Wright, who was based in Central Pennsylvania, reportedly cooperated with an investigation into his activities. and ultimately pleaded guilty to securities fraud. His scheme affected more than 30 victims, “including longtime friends who gave him money to invest for their retirements,” according to Penn Live. The individual who said her husband died under extreme stress because of Wright’s scheme said at a sentencing hearing that Wright’s actions constituted “a bitter blow, a betrayal” to her relative, and asked the judge to give Wright “his just reward for what he did.”
A prosecutor noted that Wright’s cooperation with the investigation helped Equitable Advisors (then AXA Advisors) pay back the majority of his victims. A judge sentenced Wright to more than five years in prison and ordered him to pay restitution of $1.45 million. At his hearing, he reportedly said, “It would be hard to articulate the amount of embarrassment, shame and guilt that I feel.”
Complaint: Equitable Advisors Rep Solicits Friends, Churchgoers to Invest in Fake REIT
Several years before prosecutors charged Dennis Wright with defrauding his clients at Equitable Advisors, authorities uncovered a Ponzi scheme operated by another representative at the firm. Kenneth Neely, who was affiliated with Equitable Advisors’ (then AXA Advisors) office in St. Louis, Missouri was barred by the Financial Industry Regulatory Authority in a 2009 order that found he “fraudulently induced at least 25 customers, family, friends, and fellow church members” to join a fake investment club and invest in a fictitious real estate investment trust.
According to FINRA, Neely hid his Ponzi scheme from his member firms as well as from tax authorities by soliciting his victims to pay their funds to him or his wife in relatively small increments which he immediately converted to cash. He assured his investors they would enjoy high rates of returns and even created a document that represented himself as holding an “ownership interest” in the fake investment club. Over the course of his scheme, which he operated while employed at a succession of broker-dealer firms, he allegedly caused his victims to invest more than $600,000 in the fake REIT, more than half of which he converted to spend on his mortgage and credit card payments, a country club membership, and “extravagant entertainment bills that sometimes exceeded $4,000 a month.”
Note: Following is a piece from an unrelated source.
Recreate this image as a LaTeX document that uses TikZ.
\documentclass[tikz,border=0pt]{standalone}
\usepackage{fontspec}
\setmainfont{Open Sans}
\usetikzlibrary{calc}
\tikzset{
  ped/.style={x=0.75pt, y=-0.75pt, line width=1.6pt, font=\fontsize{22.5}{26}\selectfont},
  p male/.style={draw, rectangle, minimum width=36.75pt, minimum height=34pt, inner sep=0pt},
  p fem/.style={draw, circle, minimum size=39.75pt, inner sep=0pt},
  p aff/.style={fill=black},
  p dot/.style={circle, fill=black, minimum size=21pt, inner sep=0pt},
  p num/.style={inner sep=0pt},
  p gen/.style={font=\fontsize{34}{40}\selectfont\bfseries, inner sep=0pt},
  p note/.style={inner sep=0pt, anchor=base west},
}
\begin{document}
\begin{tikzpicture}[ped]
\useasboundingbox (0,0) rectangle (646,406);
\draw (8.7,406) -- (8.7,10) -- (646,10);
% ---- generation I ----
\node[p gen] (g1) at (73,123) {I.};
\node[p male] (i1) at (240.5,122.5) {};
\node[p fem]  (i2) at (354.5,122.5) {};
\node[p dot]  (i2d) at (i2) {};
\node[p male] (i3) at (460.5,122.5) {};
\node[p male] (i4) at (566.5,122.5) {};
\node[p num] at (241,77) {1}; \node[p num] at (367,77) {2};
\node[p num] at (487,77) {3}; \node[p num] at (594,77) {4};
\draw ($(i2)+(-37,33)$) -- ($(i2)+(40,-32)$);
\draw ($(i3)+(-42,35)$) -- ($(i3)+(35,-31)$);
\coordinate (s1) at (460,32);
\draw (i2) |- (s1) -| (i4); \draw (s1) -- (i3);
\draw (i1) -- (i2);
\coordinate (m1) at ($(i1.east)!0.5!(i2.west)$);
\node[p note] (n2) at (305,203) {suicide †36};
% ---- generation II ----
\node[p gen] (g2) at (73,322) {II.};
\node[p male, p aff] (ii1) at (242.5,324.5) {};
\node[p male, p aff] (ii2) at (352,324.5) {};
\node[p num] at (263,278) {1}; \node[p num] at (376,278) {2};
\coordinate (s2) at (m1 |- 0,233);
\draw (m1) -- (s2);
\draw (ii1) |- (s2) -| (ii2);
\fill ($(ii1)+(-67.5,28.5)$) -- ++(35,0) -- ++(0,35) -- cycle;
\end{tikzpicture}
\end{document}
Neely’s victims included customers at his broker-dealer firms, according to FINRA, whose findings state his first victim was one of his cousins. He allegedly persuaded her to invest about $30,000 in funds she recently inherited from her father, “promising returns of up to 10 percent.” In reality, he converted her “entire investment… for his personal use to pay down his various debts and to support the Ponzi scheme.” Other victims included members of his church, one of whom invested $66,000, of which Neely allegedly converted $36,000 to pay his debts and further the scheme. He also misappropriated a total of $164,000 from a friend and her daughter, according to FINRA, $154,000 of which were his friend’s retirement assets.
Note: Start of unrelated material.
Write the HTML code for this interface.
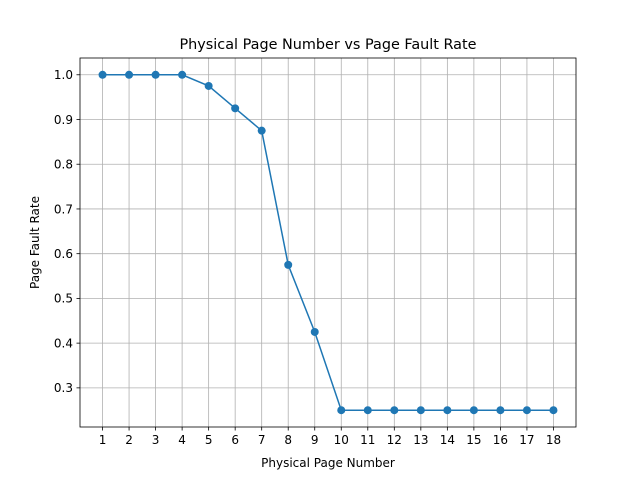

FINRA’s findings led the regulator to bar Neely from the securities industry. He was later charged by federal prosecutors with mail fraud, pleading guilty and received a sentence of sentenced 37 months in prison.
Complaint: Equitable Advisors Rep Scams 141 Colorado Schoolteachers
The same year FINRA barred Kenneth Neely, another former Equitable Advisors representative pleaded guilty to defrauding his clients—this time in Longmont, Colorado, where investment adviser Gordon Moore admitted illegally converting almost $1.7 million from 141 Colorado public schoolteachers. According to the Denver Post, he orchestrated his fraud by reaching out to schoolteachers and suggesting they transfer funds from their Public Employees Retirement Association 401(k) accounts into accounts under his control at Equitable Advisors (then AXA Advisors). Prosecutors said that to get around a prohibition on currently employed teachers transferring their retirement funds, “Moore would submit forged documents to PERA indicating that the teachers had been terminated,” ultimately transferring almost $1.7 million in funds from schoolteachers in districts across the state. While he was initially charged on 45 felony counts of securities fraud and other crimes, he pleaded guilty to three counts and was sentences to two years’ probation. Equitable Advisors, meanwhile, agreed to pay a fine of $50,000 over SEC findings that it failed to supervise Moore.
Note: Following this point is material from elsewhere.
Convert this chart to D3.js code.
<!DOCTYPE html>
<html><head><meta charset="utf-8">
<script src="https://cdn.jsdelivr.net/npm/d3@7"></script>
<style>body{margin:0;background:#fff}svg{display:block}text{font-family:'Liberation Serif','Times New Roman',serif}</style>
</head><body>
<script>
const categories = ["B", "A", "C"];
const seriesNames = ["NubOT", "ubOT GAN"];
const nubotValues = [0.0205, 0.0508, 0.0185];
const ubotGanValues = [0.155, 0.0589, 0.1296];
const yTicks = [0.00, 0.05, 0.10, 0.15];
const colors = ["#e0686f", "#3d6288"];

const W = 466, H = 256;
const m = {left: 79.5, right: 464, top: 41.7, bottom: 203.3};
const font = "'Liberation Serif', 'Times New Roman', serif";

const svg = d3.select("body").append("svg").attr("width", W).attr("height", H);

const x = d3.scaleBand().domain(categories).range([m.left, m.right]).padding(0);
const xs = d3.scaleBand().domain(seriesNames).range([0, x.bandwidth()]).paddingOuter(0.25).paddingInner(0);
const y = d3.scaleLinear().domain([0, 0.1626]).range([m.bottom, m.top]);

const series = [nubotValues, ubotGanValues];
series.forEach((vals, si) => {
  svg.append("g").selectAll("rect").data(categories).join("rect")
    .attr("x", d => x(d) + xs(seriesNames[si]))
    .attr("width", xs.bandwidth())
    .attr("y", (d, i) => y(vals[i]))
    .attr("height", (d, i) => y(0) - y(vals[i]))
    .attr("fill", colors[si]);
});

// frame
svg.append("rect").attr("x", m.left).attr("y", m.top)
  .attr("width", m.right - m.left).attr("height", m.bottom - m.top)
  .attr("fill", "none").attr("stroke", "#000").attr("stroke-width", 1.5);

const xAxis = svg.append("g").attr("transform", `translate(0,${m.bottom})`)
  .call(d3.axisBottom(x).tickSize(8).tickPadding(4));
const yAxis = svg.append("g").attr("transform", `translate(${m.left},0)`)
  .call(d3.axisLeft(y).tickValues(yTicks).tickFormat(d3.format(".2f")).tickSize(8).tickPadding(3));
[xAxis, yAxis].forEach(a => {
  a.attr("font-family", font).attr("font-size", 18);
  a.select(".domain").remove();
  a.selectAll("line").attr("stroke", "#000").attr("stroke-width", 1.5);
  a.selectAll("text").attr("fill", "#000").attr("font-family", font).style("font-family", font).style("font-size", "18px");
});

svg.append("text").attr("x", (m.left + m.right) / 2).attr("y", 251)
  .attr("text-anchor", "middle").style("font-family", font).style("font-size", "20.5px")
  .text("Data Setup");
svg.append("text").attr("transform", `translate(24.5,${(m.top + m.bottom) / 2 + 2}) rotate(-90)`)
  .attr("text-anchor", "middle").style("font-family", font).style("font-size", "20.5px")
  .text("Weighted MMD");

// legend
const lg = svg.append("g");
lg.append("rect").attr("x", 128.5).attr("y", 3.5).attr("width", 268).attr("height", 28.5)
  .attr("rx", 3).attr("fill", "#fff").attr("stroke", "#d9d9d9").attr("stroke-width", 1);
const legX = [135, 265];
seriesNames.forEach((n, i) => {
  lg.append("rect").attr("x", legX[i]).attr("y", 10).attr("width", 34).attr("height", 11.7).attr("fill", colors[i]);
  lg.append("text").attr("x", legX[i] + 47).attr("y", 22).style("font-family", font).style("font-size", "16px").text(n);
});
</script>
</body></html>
Complaint: Failure to Supervise
In 2007, the Financial Industry Regulatory Authority ordered New York-based broker-dealer Equitable Advisors—formerly known as AXA Advisors—to pay $1.2 million over findings it failed to supervise its fee-based brokerage account program, resulting in the unsuitable placement of almost 2,000 in fee-based accounts. In 2014, Equitable Advisors agreed to pay $20 million to the New York Department of Financial Services over findings it failed to adequately notify the Department before changing tens of thousands of New Yorkers’ variable annuity policies, limiting their potential returns. In 2019, FINRA ordered the firm to pay $772,000 over findings that the firm marketed hunk bonds as higher-quality investments. That same year, a FINRA arbitration panel ordered it to pay an award of $3.2 million to an elderly couple who alleged one of its representatives made unsuitable recommendations that reportedly resulted in high commissions for him and losses for them.